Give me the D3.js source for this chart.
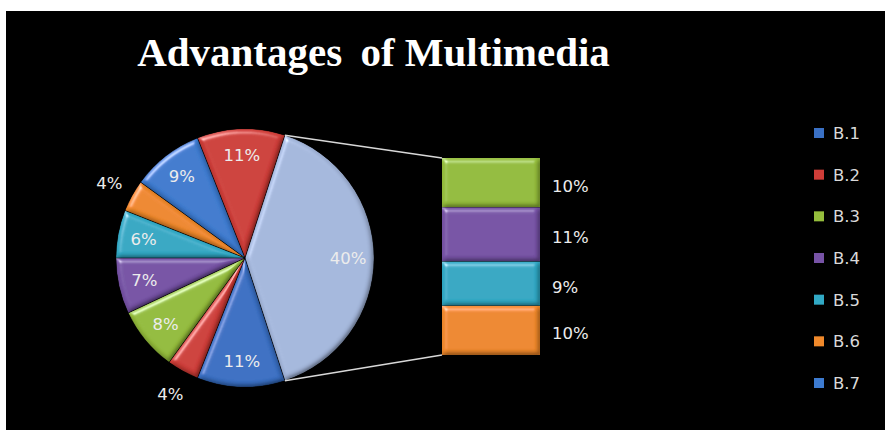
<!DOCTYPE html>
<html>
<head>
<meta charset="utf-8">
<script src="https://cdn.jsdelivr.net/npm/d3@7"></script>
<style>
  html, body { margin: 0; padding: 0; background: #ffffff; }
  svg { display: block; }
</style>
</head>
<body>
<svg id="chart" width="886" height="430"></svg>
<script>
// Survey shares per benefit (percent)
const categories = ["B.1", "B.2", "B.3", "B.4", "B.5", "B.6", "B.7", "B.8", "B.9", "B.10", "B.11", "B.12"];
const values = [11, 4, 8, 7, 6, 4, 9, 11, 10, 11, 9, 10];
// the last points are split out of the pie into the stacked bar
const splitCount = 4;
const legendCategories = ["B.1", "B.2", "B.3", "B.4", "B.5", "B.6", "B.7"];
const titleWords = ["Advantages", "of Multimedia"];

const palette = ["#3a70c4", "#cf3d38", "#95bd3c", "#7753a6", "#31a9c5", "#f0892b",
                 "#3d7bd0", "#cf3d38", "#95bd3c", "#7753a6", "#31a9c5", "#f0892b"];
const otherColor = "#a6b9de";

const svg = d3.select("#chart");
const W = 886, H = 430;

// black plot background inside a thin white margin
svg.append("rect").attr("x", 6).attr("y", 11).attr("width", W - 7).attr("height", H - 11).attr("fill", "#000");

// bevel lighting used on slices and bar segments
const defs = svg.append("defs");
const f = defs.append("filter").attr("id", "bevel")
  .attr("x", "-5%").attr("y", "-5%").attr("width", "110%").attr("height", "110%");
f.append("feGaussianBlur").attr("in", "SourceAlpha").attr("stdDeviation", 2.5).attr("result", "blur");
// diffuse term: darkens edges facing away from the light, flat areas stay at ~1
const diff = f.append("feDiffuseLighting").attr("in", "blur").attr("surfaceScale", 3)
  .attr("diffuseConstant", 1).attr("lighting-color", "#ffffff").attr("result", "diff");
diff.append("feDistantLight").attr("azimuth", 235).attr("elevation", 60);
f.append("feComposite").attr("in", "SourceGraphic").attr("in2", "diff").attr("operator", "arithmetic")
  .attr("k1", 1.12).attr("k2", 0).attr("k3", 0).attr("k4", 0).attr("result", "shaded");
// specular rim on edges facing the light
const spec = f.append("feSpecularLighting").attr("in", "blur").attr("surfaceScale", 4)
  .attr("specularConstant", 0.9).attr("specularExponent", 25).attr("lighting-color", "#ffffff").attr("result", "spec");
spec.append("feDistantLight").attr("azimuth", 235).attr("elevation", 30);
f.append("feComposite").attr("in", "spec").attr("in2", "SourceAlpha").attr("operator", "in").attr("result", "specIn");
f.append("feComposite").attr("in", "shaded").attr("in2", "specIn").attr("operator", "arithmetic")
  .attr("k1", 0).attr("k2", 1).attr("k3", 0.5).attr("k4", 0).attr("result", "lit");
f.append("feComposite").attr("in", "lit").attr("in2", "SourceAlpha").attr("operator", "in");

const fontLabel = "'DejaVu Sans', Verdana, sans-serif";

// title (a little extra room after the first word)
const title = svg.append("text")
  .attr("x", 373.5).attr("y", 66)
  .attr("text-anchor", "middle")
  .attr("font-family", "'Liberation Serif', 'Times New Roman', serif")
  .attr("font-weight", "bold").attr("font-size", 41)
  .attr("fill", "#ffffff");
title.append("tspan").text(titleWords[0]);
title.append("tspan").attr("dx", 8).text(" " + titleWords[1]);

// ---- pie ----
const cx = 245, cy = 258, R = 129;
const nPie = values.length - splitCount;
const otherValue = d3.sum(values.slice(nPie));
const total = d3.sum(values);

const pieItems = [{ key: "Other", value: otherValue, color: otherColor }]
  .concat(values.slice(0, nPie).map((v, i) => ({ key: categories[i], value: v, color: palette[i] })));

// "Other" slice centred on the right-hand side, pointing at the bar
const start = Math.PI / 2 - (otherValue / total) * Math.PI;
const pie = d3.pie().sort(null).value(d => d.value).startAngle(start).endAngle(start + 2 * Math.PI);
const arcs = pie(pieItems);
const arc = d3.arc().innerRadius(0).outerRadius(R);
const labelArcIn = d3.arc().innerRadius(R * 0.8).outerRadius(R * 0.8);
const labelArcOut = d3.arc().innerRadius(R * 1.2).outerRadius(R * 1.2);

const gPie = svg.append("g").attr("transform", `translate(${cx},${cy})`);
gPie.selectAll("path.slice").data(arcs).join("path")
  .attr("class", "slice")
  .attr("d", arc)
  .attr("fill", d => d.data.color)
  .attr("filter", "url(#bevel)");
gPie.selectAll("path.edge").data(arcs).join("path")
  .attr("class", "edge")
  .attr("d", arc)
  .attr("fill", "none")
  .attr("stroke", "rgba(0,0,0,0.3)").attr("stroke-width", 1);

gPie.selectAll("text.plabel").data(arcs).join("text")
  .attr("class", "plabel")
  .attr("transform", d => `translate(${(d.data.value < 5 ? labelArcOut : labelArcIn).centroid(d)})`)
  .attr("text-anchor", "middle").attr("dy", "0.36em")
  .attr("font-family", fontLabel).attr("font-size", 16.5)
  .attr("fill", "#ececec")
  .text(d => d.data.value + "%");

// ---- stacked bar of the split-out points ----
const barItems = values.slice(nPie).map((v, i) => ({ key: categories[nPie + i], value: v, color: palette[nPie + i] }));
let acc = 0;
barItems.forEach(d => { d.y0 = acc; acc += d.value; d.y1 = acc; });

const barX = 442, barW = 98;
const y = d3.scaleLinear().domain([0, otherValue]).range([158, 355]);

// connector lines from the Other slice edges to the bar corners
const aTop = arcs[0].startAngle, aBot = arcs[0].endAngle;
const lineData = [
  [[cx + R * Math.sin(aTop), cy - R * Math.cos(aTop)], [barX, y(0)]],
  [[cx + R * Math.sin(aBot), cy - R * Math.cos(aBot)], [barX, y(otherValue)]]
];
svg.selectAll("line.conn").data(lineData).join("line")
  .attr("class", "conn")
  .attr("x1", d => d[0][0]).attr("y1", d => d[0][1])
  .attr("x2", d => d[1][0]).attr("y2", d => d[1][1])
  .attr("stroke", "#d8d8d8").attr("stroke-width", 1.5);

svg.selectAll("rect.seg").data(barItems).join("rect")
  .attr("class", "seg")
  .attr("x", barX).attr("width", barW)
  .attr("y", d => y(d.y0)).attr("height", d => y(d.y1) - y(d.y0))
  .attr("fill", d => d.color)
  .attr("filter", "url(#bevel)");

svg.selectAll("text.blabel").data(barItems).join("text")
  .attr("class", "blabel")
  .attr("x", barX + barW + 12)
  .attr("y", d => (y(d.y0) + y(d.y1)) / 2 + 3)
  .attr("dy", "0.36em")
  .attr("font-family", fontLabel).attr("font-size", 16.5)
  .attr("fill", "#ececec")
  .text(d => d.value + "%");

// ---- legend ----
const ly = d3.scalePoint().domain(legendCategories).range([133, 383]);
const lg = svg.selectAll("g.leg").data(legendCategories).join("g")
  .attr("class", "leg")
  .attr("transform", d => `translate(814,${ly(d)})`);
lg.append("rect").attr("x", 0).attr("y", -5).attr("width", 10).attr("height", 10)
  .attr("fill", d => palette[categories.indexOf(d)]);
lg.append("text").attr("x", 19).attr("dy", "0.36em")
  .attr("font-family", fontLabel).attr("font-size", 16.5)
  .attr("fill", "#d9d9d9")
  .text(d => d);
</script>
</body>
</html>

■ ■ ■ ■

## JOB
All the lines above are to be reproduced exactly, except the pictures.

## WORKED ANSWER
Give me the D3.js source for this chart.
<!DOCTYPE html>
<html>
<head>
<meta charset="utf-8">
<script src="https://cdn.jsdelivr.net/npm/d3@7"></script>
<style>
  html, body { margin: 0; padding: 0; background: #ffffff; }
  svg { display: block; }
</style>
</head>
<body>
<svg id="chart" width="886" height="430"></svg>
<script>
// Survey shares per benefit (percent)
const categories = ["B.1", "B.2", "B.3", "B.4", "B.5", "B.6", "B.7", "B.8", "B.9", "B.10", "B.11", "B.12"];
const values = [11, 4, 8, 7, 6, 4, 9, 11, 10, 11, 9, 10];
// the last points are split out of the pie into the stacked bar
const splitCount = 4;
const legendCategories = ["B.1", "B.2", "B.3", "B.4", "B.5", "B.6", "B.7"];
const titleWords = ["Advantages", "of Multimedia"];

const palette = ["#3a70c4", "#cf3d38", "#95bd3c", "#7753a6", "#31a9c5", "#f0892b",
                 "#3d7bd0", "#cf3d38", "#95bd3c", "#7753a6", "#31a9c5", "#f0892b"];
const otherColor = "#a6b9de";

const svg = d3.select("#chart");
const W = 886, H = 430;

// black plot background inside a thin white margin
svg.append("rect").attr("x", 6).attr("y", 11).attr("width", W - 7).attr("height", H - 11).attr("fill", "#000");

// bevel lighting used on slices and bar segments
const defs = svg.append("defs");
const f = defs.append("filter").attr("id", "bevel")
  .attr("x", "-5%").attr("y", "-5%").attr("width", "110%").attr("height", "110%");
f.append("feGaussianBlur").attr("in", "SourceAlpha").attr("stdDeviation", 2.5).attr("result", "blur");
// diffuse term: darkens edges facing away from the light, flat areas stay at ~1
const diff = f.append("feDiffuseLighting").attr("in", "blur").attr("surfaceScale", 3)
  .attr("diffuseConstant", 1).attr("lighting-color", "#ffffff").attr("result", "diff");
diff.append("feDistantLight").attr("azimuth", 235).attr("elevation", 60);
f.append("feComposite").attr("in", "SourceGraphic").attr("in2", "diff").attr("operator", "arithmetic")
  .attr("k1", 1.12).attr("k2", 0).attr("k3", 0).attr("k4", 0).attr("result", "shaded");
// specular rim on edges facing the light
const spec = f.append("feSpecularLighting").attr("in", "blur").attr("surfaceScale", 4)
  .attr("specularConstant", 0.9).attr("specularExponent", 25).attr("lighting-color", "#ffffff").attr("result", "spec");
spec.append("feDistantLight").attr("azimuth", 235).attr("elevation", 30);
f.append("feComposite").attr("in", "spec").attr("in2", "SourceAlpha").attr("operator", "in").attr("result", "specIn");
f.append("feComposite").attr("in", "shaded").attr("in2", "specIn").attr("operator", "arithmetic")
  .attr("k1", 0).attr("k2", 1).attr("k3", 0.5).attr("k4", 0).attr("result", "lit");
f.append("feComposite").attr("in", "lit").attr("in2", "SourceAlpha").attr("operator", "in");

const fontLabel = "'DejaVu Sans', Verdana, sans-serif";

// title (a little extra room after the first word)
const title = svg.append("text")
  .attr("x", 373.5).attr("y", 66)
  .attr("text-anchor", "middle")
  .attr("font-family", "'Liberation Serif', 'Times New Roman', serif")
  .attr("font-weight", "bold").attr("font-size", 41)
  .attr("fill", "#ffffff");
title.append("tspan").text(titleWords[0]);
title.append("tspan").attr("dx", 8).text(" " + titleWords[1]);

// ---- pie ----
const cx = 245, cy = 258, R = 129;
const nPie = values.length - splitCount;
const otherValue = d3.sum(values.slice(nPie));
const total = d3.sum(values);

const pieItems = [{ key: "Other", value: otherValue, color: otherColor }]
  .concat(values.slice(0, nPie).map((v, i) => ({ key: categories[i], value: v, color: palette[i] })));

// "Other" slice centred on the right-hand side, pointing at the bar
const start = Math.PI / 2 - (otherValue / total) * Math.PI;
const pie = d3.pie().sort(null).value(d => d.value).startAngle(start).endAngle(start + 2 * Math.PI);
const arcs = pie(pieItems);
const arc = d3.arc().innerRadius(0).outerRadius(R);
const labelArcIn = d3.arc().innerRadius(R * 0.8).outerRadius(R * 0.8);
const labelArcOut = d3.arc().innerRadius(R * 1.2).outerRadius(R * 1.2);

const gPie = svg.append("g").attr("transform", `translate(${cx},${cy})`);
gPie.selectAll("path.slice").data(arcs).join("path")
  .attr("class", "slice")
  .attr("d", arc)
  .attr("fill", d => d.data.color)
  .attr("filter", "url(#bevel)");
gPie.selectAll("path.edge").data(arcs).join("path")
  .attr("class", "edge")
  .attr("d", arc)
  .attr("fill", "none")
  .attr("stroke", "rgba(0,0,0,0.3)").attr("stroke-width", 1);

gPie.selectAll("text.plabel").data(arcs).join("text")
  .attr("class", "plabel")
  .attr("transform", d => `translate(${(d.data.value < 5 ? labelArcOut : labelArcIn).centroid(d)})`)
  .attr("text-anchor", "middle").attr("dy", "0.36em")
  .attr("font-family", fontLabel).attr("font-size", 16.5)
  .attr("fill", "#ececec")
  .text(d => d.data.value + "%");

// ---- stacked bar of the split-out points ----
const barItems = values.slice(nPie).map((v, i) => ({ key: categories[nPie + i], value: v, color: palette[nPie + i] }));
let acc = 0;
barItems.forEach(d => { d.y0 = acc; acc += d.value; d.y1 = acc; });

const barX = 442, barW = 98;
const y = d3.scaleLinear().domain([0, otherValue]).range([158, 355]);

// connector lines from the Other slice edges to the bar corners
const aTop = arcs[0].startAngle, aBot = arcs[0].endAngle;
const lineData = [
  [[cx + R * Math.sin(aTop), cy - R * Math.cos(aTop)], [barX, y(0)]],
  [[cx + R * Math.sin(aBot), cy - R * Math.cos(aBot)], [barX, y(otherValue)]]
];
svg.selectAll("line.conn").data(lineData).join("line")
  .attr("class", "conn")
  .attr("x1", d => d[0][0]).attr("y1", d => d[0][1])
  .attr("x2", d => d[1][0]).attr("y2", d => d[1][1])
  .attr("stroke", "#d8d8d8").attr("stroke-width", 1.5);

svg.selectAll("rect.seg").data(barItems).join("rect")
  .attr("class", "seg")
  .attr("x", barX).attr("width", barW)
  .attr("y", d => y(d.y0)).attr("height", d => y(d.y1) - y(d.y0))
  .attr("fill", d => d.color)
  .attr("filter", "url(#bevel)");

svg.selectAll("text.blabel").data(barItems).join("text")
  .attr("class", "blabel")
  .attr("x", barX + barW + 12)
  .attr("y", d => (y(d.y0) + y(d.y1)) / 2 + 3)
  .attr("dy", "0.36em")
  .attr("font-family", fontLabel).attr("font-size", 16.5)
  .attr("fill", "#ececec")
  .text(d => d.value + "%");

// ---- legend ----
const ly = d3.scalePoint().domain(legendCategories).range([133, 383]);
const lg = svg.selectAll("g.leg").data(legendCategories).join("g")
  .attr("class", "leg")
  .attr("transform", d => `translate(814,${ly(d)})`);
lg.append("rect").attr("x", 0).attr("y", -5).attr("width", 10).attr("height", 10)
  .attr("fill", d => palette[categories.indexOf(d)]);
lg.append("text").attr("x", 19).attr("dy", "0.36em")
  .attr("font-family", fontLabel).attr("font-size", 16.5)
  .attr("fill", "#d9d9d9")
  .text(d => d);
</script>
</body>
</html>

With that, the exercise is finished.